A lack of online access to the complaint system for LEP consumers also means that any data and conclusions drawn from a demographic analysis of complaint data is skewed. Utilizing this distorted data could potentially result in the CFPB and other governmental institutions failing to address the needs of LEP households, leaving them with less protection as the economy continues to react to the COVID-19 pandemic and numerous climate change-driven disasters. As the Bureau noted in its own recent report on mortgage servicing, access for LEP consumers relates to fair lending risk.7
We ask that the CFPB:
- Make available a Spanish version of the complaint form. In particular, the “Submit a Complaint” webpage should be available in translation, as well as the pages linked to that page for the “Start your Complaint” submission process. Further, these pages should direct consumers to the Bureau’s Spanish language subsite, which contains many helpful materials and should be expanded to contain more information about mortgage servicing and loss mitigation. In addition, the Bureau should explore options for making the online complaint portal available in other languages.

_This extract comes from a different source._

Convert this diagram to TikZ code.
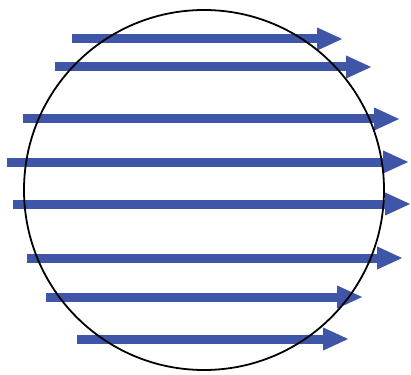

- Collaborate with stakeholders who work in LEP communities, including in Puerto Rico, to raise awareness about the right to submit complaints to the CFPB. Additional work should be done to highlight the availability of this service when consumers face problems in connection with natural disasters, as these times present particular consumer protection risks to affected populations. Such a collaboration would make it more likely that complaints reach the Bureau, offering an opportunity for more prompt review and resolution.
While we recognize that providing online access to the complaint portal for LEP consumers may present some administrative challenges to CFPB staff, the situation for borrowers across the country has rarely been so perilous. The pandemic has hit hardest in the same communities facing its greatest economic challenges.
By quickly implementing these measures, we hope that the CFPB can continue to be a model of effective and equitable consumer interaction and serve as an example for lenders as they seek to increase the accessibility of their products and services. By ensuring that Latinx and other LEP
communities can fully access the same complaint reporting options as their counterparts who are proficient in English, the Bureau can provide these households with a better chance to avail themselves of our nation’s consumer protection and fair lending laws and to address some of the significant abuses they face.
Thank you again for your attention to this matter.